# Welcome to the Data Engineering Lab
Run the cells below to generate the datasets needed for the advanced modules.

In [1]:
import pandas as pd
import numpy as np
from faker import Faker
import os

# 1. Setup Data Directory
# Ensure the folder exists so we don't get an error when saving
data_dir = '/home/jovyan/data'
os.makedirs(data_dir, exist_ok=True)

fake = Faker()
print("Generating Synthetic Data... This may take a minute.")

# 2. Generate 'Big' Data (1 Million Rows for Performance Tuning)
# We will simulate a 'Trips' dataset similar to NYC Taxi to teach OLAP concepts
row_count = 1_000_000

# Create a DataFrame with random data
df = pd.DataFrame({
    'trip_id': range(row_count),
    'vendor_id': np.random.choice(['V1', 'V2'], row_count),
    'pickup_at': pd.date_range(start='2024-01-01', periods=row_count, freq='S'),
    'passenger_count': np.random.randint(1, 7, row_count),
    'trip_distance': np.random.uniform(0.5, 20.0, row_count),
    'fare_amount': np.random.uniform(5.0, 100.0, row_count)
})

# 3. Introduce 'Dirty Data' (Crucial for Data Engineering Drills)
# We intentionally corrupt the data so students have to clean it later.
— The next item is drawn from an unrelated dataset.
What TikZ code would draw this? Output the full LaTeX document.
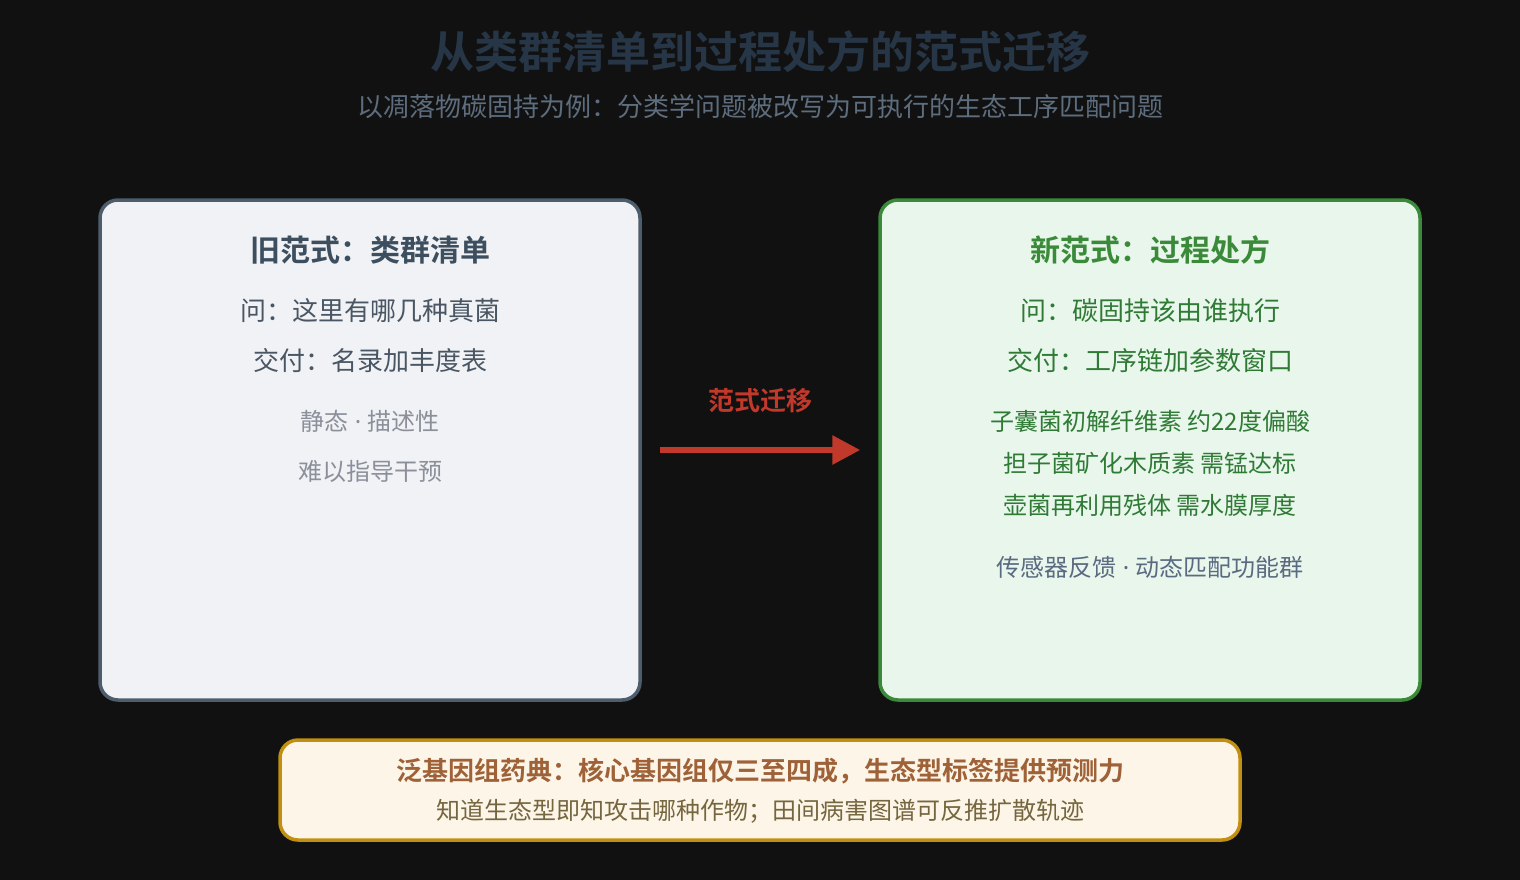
\documentclass[tikz,border=0pt]{standalone}
\usepackage{fontspec}
\setmainfont{Noto Sans CJK SC}[BoldFont={Noto Sans CJK SC Bold}]
\newfontfamily\latinfont{Noto Sans}
\usetikzlibrary{arrows.meta,positioning}

\definecolor{bgdark}{HTML}{111111}
\definecolor{titleink}{HTML}{263646}
\definecolor{subink}{HTML}{5D6D7E}
\definecolor{oldline}{HTML}{4E5D6C}
\definecolor{oldfill}{HTML}{F0F2F5}
\definecolor{oldhead}{HTML}{3D4F5F}
\definecolor{oldink}{HTML}{4A5663}
\definecolor{greyink}{HTML}{8A8F99}
\definecolor{newline}{HTML}{3A8A3A}
\definecolor{newfill}{HTML}{E8F6EC}
\definecolor{newink}{HTML}{2F7A35}
\definecolor{sensorink}{HTML}{5A6A80}
\definecolor{noteline}{HTML}{C29010}
\definecolor{notefill}{HTML}{FDF6E8}
\definecolor{notehead}{HTML}{9E6138}
\definecolor{noteink}{HTML}{75663F}
\definecolor{shiftred}{HTML}{C0392B}

\newcommand{\fs}[1]{\fontsize{#1}{#1}\selectfont}
\newcommand{\middot}{{\latinfont\ ·\ }}

\tikzset{
    panel/.style={draw, line width=3.5pt, rounded corners=18pt, inner sep=0pt},
    txt/.style={inner sep=0pt, anchor=center},
    shiftarrow/.style={draw=shiftred, line width=6pt,
        -{Triangle[length=28pt,width=28pt]}, shorten <=18pt, shorten >=18pt}
}

\begin{document}
\begin{tikzpicture}[x=1pt,y=-1pt]
    \fill[bgdark] (0,0) rectangle (1520,880);
    \useasboundingbox (0,0) rectangle (1520,880);

    % heading
    \node[txt, font=\fs{44}\bfseries, text=titleink] (title) at (760,52) {从类群清单到过程处方的范式迁移};
    \node[txt, font=\fs{26}, text=subink] (subtitle) at (760,107) {以凋落物碳固持为例：分类学问题被改写为可执行的生态工序匹配问题};

    % the two panels
    \node[panel, draw=oldline, fill=oldfill, minimum width=540pt, minimum height=500pt] (oldbox) at (370,450) {};
    \node[panel, draw=newline, fill=newfill, minimum width=540pt, minimum height=500pt] (newbox) at (1150,450) {};

    % old paradigm
    \node[txt, font=\fs{30}\bfseries, text=oldhead] (oldtitle) at (370,250) {旧范式：类群清单};
    \node[txt, font=\fs{26}, text=oldink] (oldask) at (370,311) {问：这里有哪几种真菌};
    \node[txt, font=\fs{26}, text=oldink] (oldgive) at (370,361) {交付：名录加丰度表};
    \node[txt, font=\fs{24}, text=greyink] (oldstatic) at (370,421) {静态\middot 描述性};
    \node[txt, font=\fs{24}, text=greyink] (oldhard) at (370,471) {难以指导干预};

    % new paradigm
    \node[txt, font=\fs{30}\bfseries, text=newline] (newtitle) at (1150,250) {新范式：过程处方};
    \node[txt, font=\fs{26}, text=newink] (newask) at (1150,311) {问：碳固持该由谁执行};
    \node[txt, font=\fs{26}, text=newink] (newgive) at (1150,361) {交付：工序链加参数窗口};
    \node[txt, font=\fs{24}, text=newink] (stepA) at (1150,421) {子囊菌初解纤维素 约22度偏酸};
    \node[txt, font=\fs{24}, text=newink] (stepB) at (1150,463) {担子菌矿化木质素 需锰达标};
    \node[txt, font=\fs{24}, text=newink] (stepC) at (1150,505) {壶菌再利用残体 需水膜厚度};
    \node[txt, font=\fs{24}, text=sensorink] (sensor) at (1150,567) {传感器反馈\middot 动态匹配功能群};

    % shift
    \draw[shiftarrow] (oldbox) -- (newbox);
    \node[txt, font=\fs{26}\bfseries, text=shiftred] (shiftlabel) at (760,401) {范式迁移};

    % pangenome note
    \node[panel, draw=noteline, fill=notefill, minimum width=960pt, minimum height=100pt] (notebox) at (760,790) {};
    \node[txt, font=\fs{26}\bfseries, text=notehead] (notehead) at (760,771) {泛基因组药典：核心基因组仅三至四成，生态型标签提供预测力};
    \node[txt, font=\fs{24}, text=noteink] (notetext) at (760,811) {知道生态型即知攻击哪种作物；田间病害图谱可反推扩散轨迹};
\end{tikzpicture}
\end{document}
# Set the first 100 fares to NaN (NULL)
df.loc[0:100, 'fare_amount'] = np.nan 

# Create outliers: Set some trips to be impossibly long (5000 miles)
df.loc[101:110, 'trip_distance'] = 5000 

print(f"Generated {row_count} rows in memory.")

# 4. Save as Parquet (For DuckDB / Analytical Modules)
# Parquet is column-oriented and perfect for teaching DuckDB
parquet_path = f"{data_dir}/trips_1m.parquet"
df.to_parquet(parquet_path)
print(f"Saved Parquet: {parquet_path}")

# 5. Save as CSV (For Postgres Loading Drills)
# CSV is row-oriented and text-based, good for teaching COPY command bottlenecks
csv_path = f"{data_dir}/trips_1m.csv"
df.to_csv(csv_path, index=False)
print(f"Saved CSV: {csv_path}")

Generating Synthetic Data... This may take a minute.
Generated 1000000 rows in memory.


  'pickup_at': pd.date_range(start='2024-01-01', periods=row_count, freq='S'),


Saved Parquet: /home/jovyan/data/trips_1m.parquet
Saved CSV: /home/jovyan/data/trips_1m.csv